« Le Hizb du Loch Ness »
En mettant sous les verrous les membres influents de la nomenklatura algérienne, le général major Gaïd Salah n’avait ni l’intention de jouer au justicier ni de se venger de ses pairs qui avaient, l’histoire le confirmera peut être, le destituer.
Il s’est comporté exactement comme l’exigeait le logiciel qui fait fonctionner le système politique algérien fondé sur la prééminence de l’autorité exclusive de l’armée.
Si ces inculpations peuvent faire plaisir à des millions de citoyens qui manifestent pacifiquement, il n’en demeure pas moins que c’est de la poudre aux yeux que l’état major lance à une opinion publique avide de justice.
Car le principal concerné, le responsable de la situation catastrophique que vit aujourd’hui l’Algérie , l’ex président Abdelaziz Bouteflika, est toujours hors de ce maelström.
Le général major a-t-il donné à son ex maître la garantie qu’il serait épargné? Ou bien utilise t’il Abdelaziz Bouteflika comme un pare-feu qui servirait d’épouvantail?
A plusieurs reprises le général major Gaid a exprimé sa détermination à respecter la constitution. Cela aurait pu avoir du sens si cette constitution représentait réellement les aspirations de la société.

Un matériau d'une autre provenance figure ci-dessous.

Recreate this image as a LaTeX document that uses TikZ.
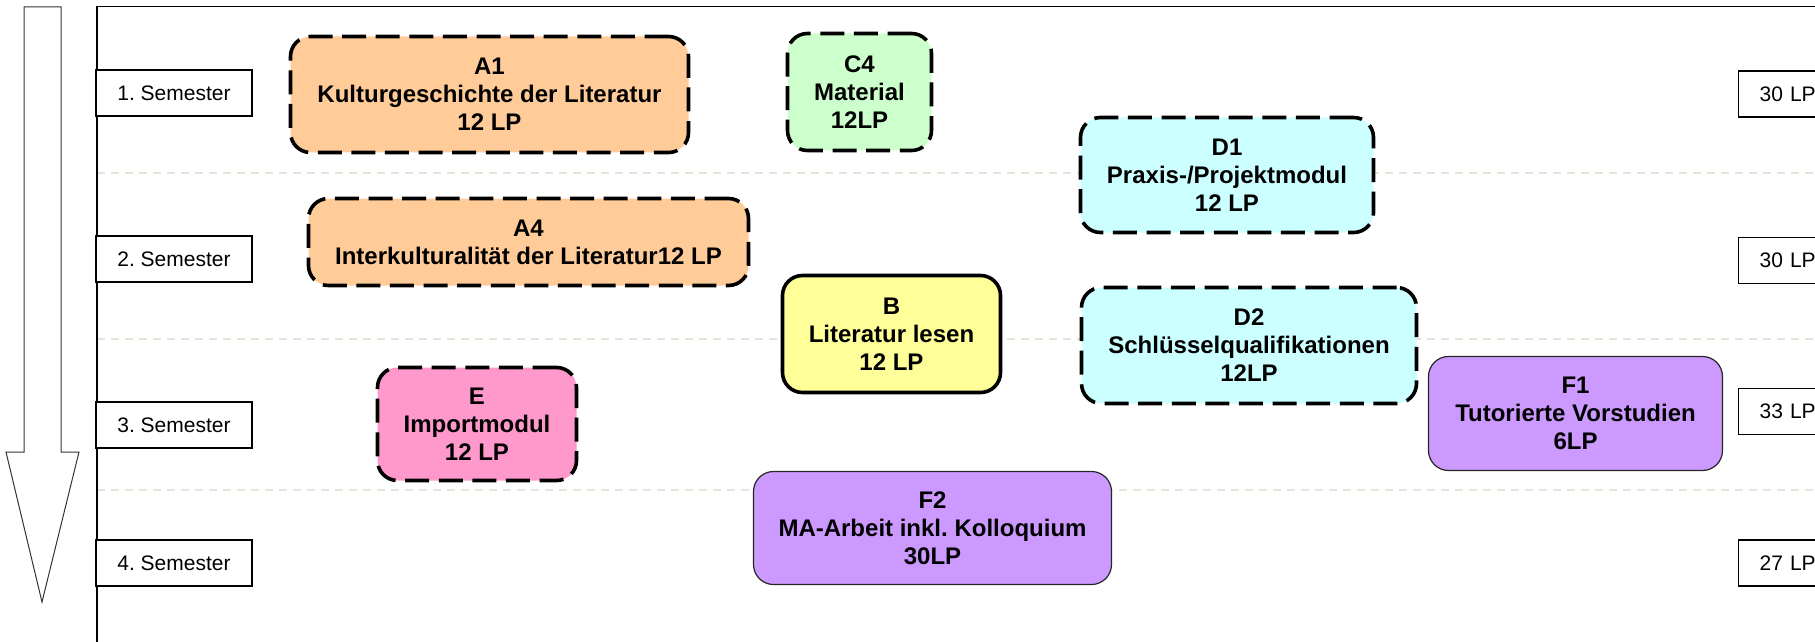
\documentclass[tikz,border=0pt]{standalone}
\usepackage{fontspec}
\setmainfont{Liberation Sans}
\frenchspacing
\definecolor{orangefill}{HTML}{FFCC99}
\definecolor{greenfill}{HTML}{CCFFCC}
\definecolor{cyanfill}{HTML}{CCFFFF}
\definecolor{yellowfill}{HTML}{FFFF99}
\definecolor{pinkfill}{HTML}{FF99CC}
\definecolor{purplefill}{HTML}{CC99FF}
\definecolor{sepgray}{HTML}{E6E4D8}
\begin{document}
\frenchspacing
\begin{tikzpicture}[x=0.5pt,y=-0.5pt,
  module/.style={rounded corners=10pt, inner sep=0pt, align=center,
    font=\fontsize{12}{14}\selectfont\bfseries},
  dashedmod/.style={module, draw=black, line width=1.8pt, dash pattern=on 12pt off 4.8pt},
  solidmod/.style={module, draw=black, line width=1.8pt},
  thinmod/.style={module, draw=black!85, line width=0.6pt},
  semlabel/.style={draw=black, line width=0.7pt, fill=white, minimum width=78pt,
    minimum height=23pt, inner sep=0pt, font=\fontsize{10.5}{12}\selectfont},
  lpbox/.style={draw=black, line width=0.7pt, fill=white, minimum height=23pt,
    text width=57pt, inner xsep=10.5pt, inner ysep=0pt, align=left, anchor=west,
    font=\fontsize{10.5}{12}\selectfont},
  sepline/.style={draw=sepgray, line width=0.6pt, dash pattern=on 4pt off 3pt},
  frameline/.style={draw=black, line width=0.8pt},
  bigarrow/.style={draw=black!80, line width=0.5pt, fill=white}
]
\useasboundingbox (0,0) rectangle (1815,642);
\clip (0,0) rectangle (1815,642);
\fill[white] (0,0) rectangle (1815,642);

% separator lines
\coordinate (s1l) at (97,173);  \coordinate (s1r) at (1815,173);
\coordinate (s2l) at (97,339);  \coordinate (s2r) at (1815,339);
\coordinate (s3l) at (97,490);  \coordinate (s3r) at (1815,490);
\draw[sepline] (s1l) -- (s1r);
\draw[sepline] (s2l) -- (s2r);
\draw[sepline] (s3l) -- (s3r);

% frame
\coordinate (fbl) at (96.7,650);
\coordinate (ftl) at (96.7,6.7);
\coordinate (ftr) at (1830,6.7);
\draw[frameline] (fbl) -- (ftl) -- (ftr);

% big downward arrow
\draw[bigarrow] (24,7) -- (24,452) -- (6,452) -- (42,602) -- (79,452) -- (61,452) -- (61,7) -- cycle;

% semester labels
\node[semlabel] (sem1) at (174,93) {1. Semester};
\node[semlabel] (sem2) at (174,259) {2. Semester};
\node[semlabel] (sem3) at (174,425) {3. Semester};
\node[semlabel] (sem4) at (174,563) {4. Semester};

% LP labels
\node[lpbox] (lp1) at (1738,94) {30 LP};
\node[lpbox] (lp2) at (1738,260.5) {30 LP};
\node[lpbox] (lp3) at (1738,411.5) {33 LP};
\node[lpbox] (lp4) at (1738,563) {27 LP};

% modules
\node[dashedmod, fill=orangefill, minimum width=199pt, minimum height=58pt] (A1) at (489.5,94.5)
  {A1\\Kulturgeschichte der Literatur\\12 LP};
\node[dashedmod, fill=greenfill, minimum width=72pt, minimum height=58.5pt] (C4) at (859.5,92)
  {C4\\Material\\12LP};
\node[dashedmod, fill=cyanfill, minimum width=146.5pt, minimum height=57.5pt] (D1) at (1227,175)
  {D1\\Praxis-/Projektmodul\\12 LP};
\node[dashedmod, fill=orangefill, minimum width=220pt, minimum height=43.5pt] (A4) at (528.5,242)
  {A4\\Interkulturalität der Literatur12 LP};
\node[solidmod, fill=yellowfill, minimum width=109pt, minimum height=58.5pt] (B) at (891.5,334)
  {B\\Literatur lesen\\12 LP};
\node[dashedmod, fill=cyanfill, minimum width=167.5pt, minimum height=58pt] (D2) at (1249,345.5)
  {D2\\Schlüsselqualifikationen\\12LP};
\node[dashedmod, fill=pinkfill, minimum width=99.5pt, minimum height=56.5pt] (E) at (477,424)
  {E\\Importmodul\\12 LP};
\node[thinmod, fill=purplefill, minimum width=147pt, minimum height=57pt] (F1) at (1575.5,413.5)
  {F1\\Tutorierte Vorstudien\\6LP};
\node[thinmod, fill=purplefill, minimum width=179pt, minimum height=56.5pt] (F2) at (932.5,528)
  {F2\\MA-Arbeit inkl. Kolloquium\\30LP};
\end{tikzpicture}
\end{document}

Mais ce n’est pas le cas et parmi les nombreux slogans exprimés par les manifestants, une nouvelle constitution est exigée afin de faire entrer l’Algérie dans une deuxième république qui garantirait une véritable démocratie fondée sur l’alternance et des élections propres et représentatives des courants de la société.
En fait le général Gaïd propose tout simplement de perpétuer un système qui est arrivé à sa fin.
Il n’est pas nécessaire d’être grand clerc, juriste ou politologue pour comprendre ce que la société demande et que le décideur du moment refuse de voir et encore moins d’accepter.
Ceci est dans l’ordre logique du système politique qui a régné sans gouverner pendant 57 ans.
C’est vrai une chose à changé; Le général Gaïd , contrairement à ses prédécesseurs au poste qu’il occupe, n’a pas usé de violence contre les citoyens.
Au lieu d’envoyer la troupe il a fait intervenir les services de police, évitant ainsi de se voir coller l’étiquette de putschiste.
Mais le général Gaïd , comme ses prédécesseurs, est sourd. Il est en déphasage total avec la société algérienne. Il ne l’écoute pas. Il ne l’entend pas. Pour lui la société n’existe pas car il ne voit en elle que quelques trublions activistes qui « n’ont qu’à manger de la brioche »
Ce fut l’erreur du colonisateur qui a toujours parlé des « événements d’Algérie ». Ce fut l’erreur de tous les responsables politiques et militaires qui ont toujours brandi le spectre de la main de l’étranger, ce hizb du Loch Ness qui aurait manipulé un peuple à son insu et à l’insu des redoutables services secrets et de sécurité qui pourtant avaient la mainmise sur tous les leviers tant politiques qu’économiques militaires.
Autre erreur grave qui montre la méconnaissance et surtout le mépris de la société; Le général major a tenté de diviser le hirak en faisant interdire l’emblème amazigh.
Par cette opération il pensait naïvement prendre le contrôle d’un mouvement qui lui échappait car pour la première fois le peuple algérien dans toute sa dimension plurielle s’est mis en marche pour conquérir sa Liberté.
C’est maintenant une évidence; les stratèges militaires n’ont pas été capables d’évaluer le tsunami révolutionnaire qui a surgit du plus profond de la société.
Hommes femmes enfants, vieillards, personnes à mobilité réduite, jeunes, ont marché côte à côte bravant les oukase et autres fetwas dans un élan qui s’est répercuté aux quatre coins de la planète.
S’il souhaite garder l’ex président en otage , ce qui lui conférerait une fausse légitimité, le général major ne peut plus faire l’impasse sur la volonté démocratique de 40 millions de citoyennes et citoyens à moins de vouloir se noyer dans le Loch Ness.